- **Data section**:

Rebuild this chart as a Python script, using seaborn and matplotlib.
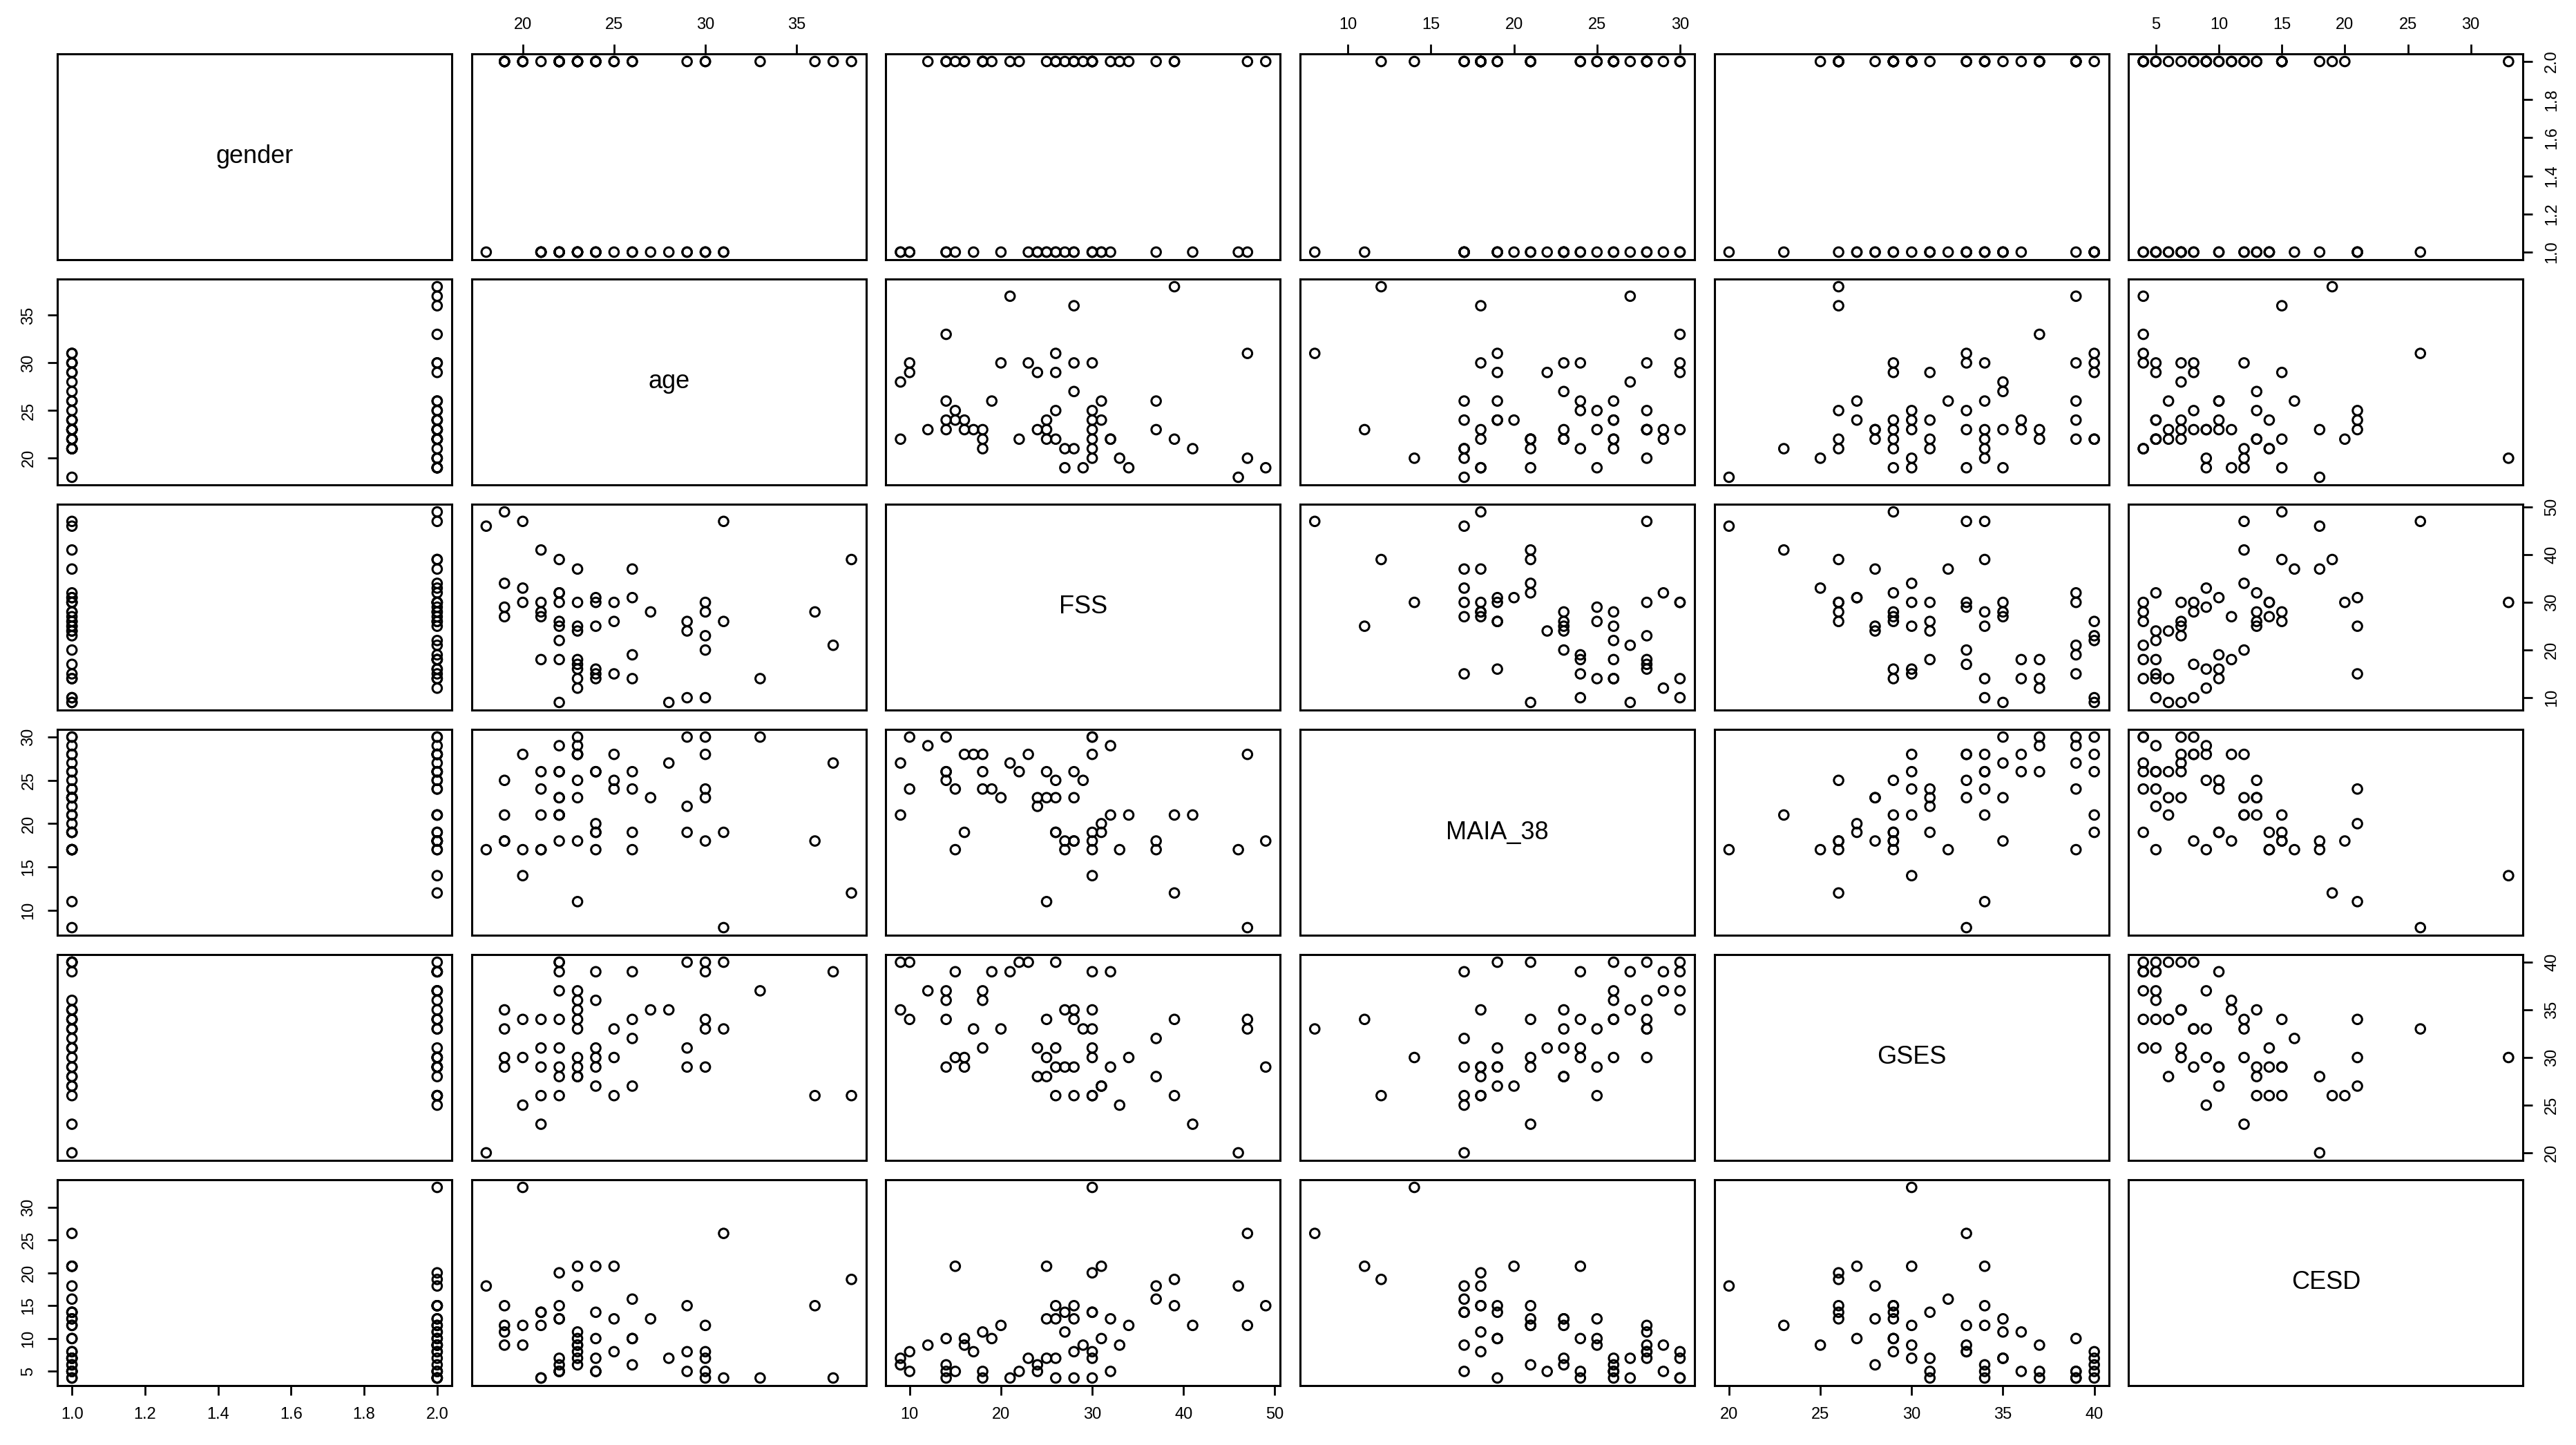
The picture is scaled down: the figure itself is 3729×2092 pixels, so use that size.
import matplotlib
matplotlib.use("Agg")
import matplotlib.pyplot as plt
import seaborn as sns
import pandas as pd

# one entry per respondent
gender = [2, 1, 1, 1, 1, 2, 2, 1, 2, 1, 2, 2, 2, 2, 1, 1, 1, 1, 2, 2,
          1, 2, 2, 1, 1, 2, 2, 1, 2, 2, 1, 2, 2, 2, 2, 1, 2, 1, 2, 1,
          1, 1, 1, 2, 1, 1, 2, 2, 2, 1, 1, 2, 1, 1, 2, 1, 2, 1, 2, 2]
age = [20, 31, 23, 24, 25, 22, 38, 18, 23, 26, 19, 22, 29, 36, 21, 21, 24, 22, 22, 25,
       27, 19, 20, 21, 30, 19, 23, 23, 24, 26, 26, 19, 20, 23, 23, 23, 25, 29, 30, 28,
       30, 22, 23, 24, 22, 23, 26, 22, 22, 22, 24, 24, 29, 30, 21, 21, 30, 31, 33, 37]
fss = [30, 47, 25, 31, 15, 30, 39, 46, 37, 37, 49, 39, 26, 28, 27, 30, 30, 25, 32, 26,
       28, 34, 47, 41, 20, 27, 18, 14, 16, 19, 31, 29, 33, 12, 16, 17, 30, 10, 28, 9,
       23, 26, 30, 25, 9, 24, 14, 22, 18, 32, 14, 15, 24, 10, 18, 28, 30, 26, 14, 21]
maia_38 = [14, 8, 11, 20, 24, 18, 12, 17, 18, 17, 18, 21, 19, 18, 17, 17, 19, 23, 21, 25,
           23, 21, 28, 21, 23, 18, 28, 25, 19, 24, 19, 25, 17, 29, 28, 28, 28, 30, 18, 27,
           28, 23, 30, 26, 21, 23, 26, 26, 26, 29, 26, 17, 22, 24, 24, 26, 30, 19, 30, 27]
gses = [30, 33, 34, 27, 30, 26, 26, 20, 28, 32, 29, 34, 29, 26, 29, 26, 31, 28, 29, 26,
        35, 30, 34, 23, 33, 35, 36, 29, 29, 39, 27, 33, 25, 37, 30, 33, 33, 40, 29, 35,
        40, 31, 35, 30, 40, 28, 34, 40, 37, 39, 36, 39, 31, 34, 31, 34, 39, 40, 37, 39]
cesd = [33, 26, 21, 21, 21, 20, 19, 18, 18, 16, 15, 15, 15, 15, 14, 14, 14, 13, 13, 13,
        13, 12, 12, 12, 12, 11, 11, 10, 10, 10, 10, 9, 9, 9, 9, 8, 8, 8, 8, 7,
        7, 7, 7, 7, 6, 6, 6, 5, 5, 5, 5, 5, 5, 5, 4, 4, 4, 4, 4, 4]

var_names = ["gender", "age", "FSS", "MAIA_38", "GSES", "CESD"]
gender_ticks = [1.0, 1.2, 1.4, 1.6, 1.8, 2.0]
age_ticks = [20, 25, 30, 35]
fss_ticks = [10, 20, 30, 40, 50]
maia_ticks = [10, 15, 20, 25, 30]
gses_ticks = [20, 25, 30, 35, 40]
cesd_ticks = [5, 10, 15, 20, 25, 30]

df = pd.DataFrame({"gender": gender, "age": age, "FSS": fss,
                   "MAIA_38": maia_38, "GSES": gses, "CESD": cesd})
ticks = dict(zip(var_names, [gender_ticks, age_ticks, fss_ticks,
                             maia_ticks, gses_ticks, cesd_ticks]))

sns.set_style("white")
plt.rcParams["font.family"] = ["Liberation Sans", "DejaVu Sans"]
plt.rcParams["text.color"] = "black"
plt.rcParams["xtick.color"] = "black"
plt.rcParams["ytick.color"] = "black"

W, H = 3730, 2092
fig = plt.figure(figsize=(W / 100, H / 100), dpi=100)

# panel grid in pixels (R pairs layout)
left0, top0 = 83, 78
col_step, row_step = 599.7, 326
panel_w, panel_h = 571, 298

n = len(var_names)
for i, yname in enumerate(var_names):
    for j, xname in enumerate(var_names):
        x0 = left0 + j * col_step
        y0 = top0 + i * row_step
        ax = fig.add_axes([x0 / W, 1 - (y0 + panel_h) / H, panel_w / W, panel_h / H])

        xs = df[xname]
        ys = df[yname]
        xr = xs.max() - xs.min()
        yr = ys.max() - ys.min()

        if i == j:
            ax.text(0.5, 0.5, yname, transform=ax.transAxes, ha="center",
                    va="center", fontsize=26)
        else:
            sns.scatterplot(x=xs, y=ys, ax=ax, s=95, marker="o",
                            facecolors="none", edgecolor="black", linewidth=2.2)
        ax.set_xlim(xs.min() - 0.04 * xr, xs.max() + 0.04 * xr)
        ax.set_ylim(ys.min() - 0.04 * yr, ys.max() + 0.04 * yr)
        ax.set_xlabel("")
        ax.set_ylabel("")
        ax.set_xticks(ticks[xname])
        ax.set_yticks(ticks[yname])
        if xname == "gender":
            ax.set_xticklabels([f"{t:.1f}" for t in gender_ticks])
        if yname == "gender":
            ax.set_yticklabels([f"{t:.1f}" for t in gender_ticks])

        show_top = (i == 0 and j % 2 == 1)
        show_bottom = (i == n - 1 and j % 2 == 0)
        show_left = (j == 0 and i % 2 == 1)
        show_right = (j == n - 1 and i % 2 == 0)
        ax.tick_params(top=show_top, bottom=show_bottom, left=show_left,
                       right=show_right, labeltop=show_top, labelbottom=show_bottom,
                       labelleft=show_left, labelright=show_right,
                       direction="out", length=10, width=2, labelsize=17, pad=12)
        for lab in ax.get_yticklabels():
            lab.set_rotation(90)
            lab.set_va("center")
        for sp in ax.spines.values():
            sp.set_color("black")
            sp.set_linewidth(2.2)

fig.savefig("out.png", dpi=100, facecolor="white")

- **Task objective**: Determine how many lines above contain "seaborn" as a word or string. Give the number alone.

- **Answer to this exercise**: 2